Much of Mad in its great days was purely silly rather than pointed or
political. Its approach to language, for instance, was playful and
innocent. In 1953, the year he founded Mad, the big movie was From
Here to Eternity, whose most famous scene had Deborah Kerr and Burt
Lancaster enjoying an orgasm as the Pacific waves crashed over them.
Kurtzman rewrote the ad copy: "They kissed on the beach … instead of
the mouth."

Kitchen and Buhle stumble in selecting reproductions of drawings made
or inspired by Kurtzman. They worry more about completeness than
quality and provide us with far more rough sketches than we need and
far too few examples of complete Mad stories. The result is a
luxurious large-format art book that somehow manages to reduce the
reputation of the artist it set out to glorify.
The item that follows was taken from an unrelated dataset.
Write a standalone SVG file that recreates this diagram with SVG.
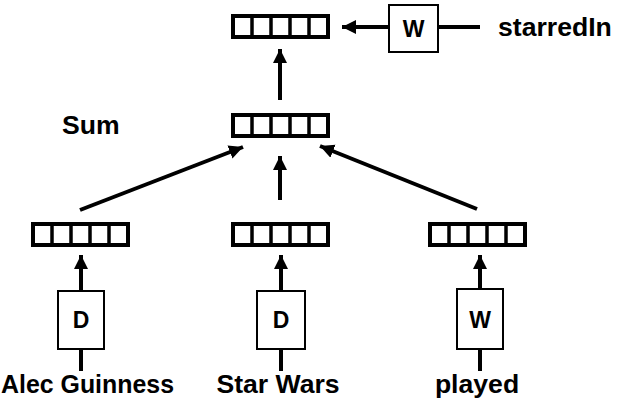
<svg xmlns="http://www.w3.org/2000/svg" width="628" height="408" viewBox="0 0 628 408">
<style>
.vec{fill:#fff;stroke:#000;stroke-width:4}
.div{stroke:#000;stroke-width:3.5}
.box{fill:#fff;stroke:#000;stroke-width:2}
.lbl{font-family:"Liberation Sans",Arial,sans-serif;font-weight:bold;font-size:26.6px;fill:#000}
.let{font-family:"Liberation Sans",Arial,sans-serif;font-weight:bold;font-size:23px;fill:#000;text-anchor:middle}
.con{stroke:#000;stroke-width:4;fill:none}
</style>
<defs>
<marker id="ah" markerUnits="userSpaceOnUse" markerWidth="16" markerHeight="16" refX="14" refY="7" orient="auto">
<path d="M0,0 L14,7 L0,14 z" fill="#000"/>
</marker>
<g id="vecshape">
<rect class="vec" x="0" y="0" width="95" height="21"/>
<line class="div" x1="19" y1="0" x2="19" y2="21"/>
<line class="div" x1="38" y1="0" x2="38" y2="21"/>
<line class="div" x1="57" y1="0" x2="57" y2="21"/>
<line class="div" x1="76" y1="0" x2="76" y2="21"/>
</g>
</defs>
<rect width="628" height="408" fill="#fff"/>
<g id="connectors">
<line class="con" x1="389" y1="27" x2="342" y2="27" marker-end="url(#ah)"/>
<line class="con" x1="480" y1="27" x2="438" y2="27"/>
<line class="con" x1="280" y1="100" x2="280" y2="49" marker-end="url(#ah)"/>
<line class="con" x1="80" y1="210" x2="243" y2="147" marker-end="url(#ah)"/>
<line class="con" x1="280" y1="200" x2="280" y2="156" marker-end="url(#ah)"/>
<line class="con" x1="477" y1="209" x2="320" y2="146" marker-end="url(#ah)"/>
<line class="con" x1="81" y1="291" x2="81" y2="255" marker-end="url(#ah)"/>
<line class="con" x1="281" y1="291" x2="281" y2="255" marker-end="url(#ah)"/>
<line class="con" x1="480" y1="289" x2="480" y2="255" marker-end="url(#ah)"/>
<line class="con" x1="81" y1="371" x2="81" y2="349"/>
<line class="con" x1="281" y1="371" x2="281" y2="349"/>
<line class="con" x1="480" y1="371" x2="480" y2="349"/>
</g>
<g id="vec-top"><use href="#vecshape" x="233" y="16"/></g>
<g id="vec-sum"><use href="#vecshape" x="233" y="115"/></g>
<g id="vec-left"><use href="#vecshape" x="33" y="224"/></g>
<g id="vec-mid"><use href="#vecshape" x="233" y="224"/></g>
<g id="vec-right"><use href="#vecshape" x="430" y="224"/></g>
<g id="w-top"><rect class="box" x="389" y="5" width="49" height="47"/><text class="let" x="413.5" y="37">W</text></g>
<g id="d-left"><rect class="box" x="58" y="291" width="46" height="58"/><text class="let" x="81" y="328">D</text></g>
<g id="d-mid"><rect class="box" x="257" y="291" width="48" height="58"/><text class="let" x="281" y="328">D</text></g>
<g id="w-right"><rect class="box" x="457" y="289" width="46" height="60"/><text class="let" x="480" y="328">W</text></g>
<g id="label-starredIn"><text class="lbl" x="498" y="36">starredIn</text></g>
<g id="label-sum"><text class="lbl" x="62" y="134">Sum</text></g>
<g id="label-alec"><text class="lbl" x="1" y="393" textLength="173" lengthAdjust="spacingAndGlyphs">Alec Guinness</text></g>
<g id="label-starwars"><text class="lbl" x="278" y="393" text-anchor="middle">Star Wars</text></g>
<g id="label-played"><text class="lbl" x="477" y="393" text-anchor="middle">played</text></g>
</svg>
They describe, without much skill or understanding, the mess that
Kurtzman made of his career. After three brilliant years at Mad,
1953-1956, he decided that the publisher should give him a 51% share
of the magazine, to ensure editorial independence. When the publisher
refused, Kurtzman walked away from his creation. He later tried
vainly to reproduce his success with three other magazines ­ Trump,
Humbug and Help! ­ and was finally reduced to producing a monthly
comic strip, Little Annie Fanny, for Playboy. He kept doing it for 26
long years, earning a handsome page rate while boring himself as well
as his old admirers. By the time he died, almost everyone had
forgotten him, except the artists he inspired. It took some years
before the mythic dimension of his career was resurrected.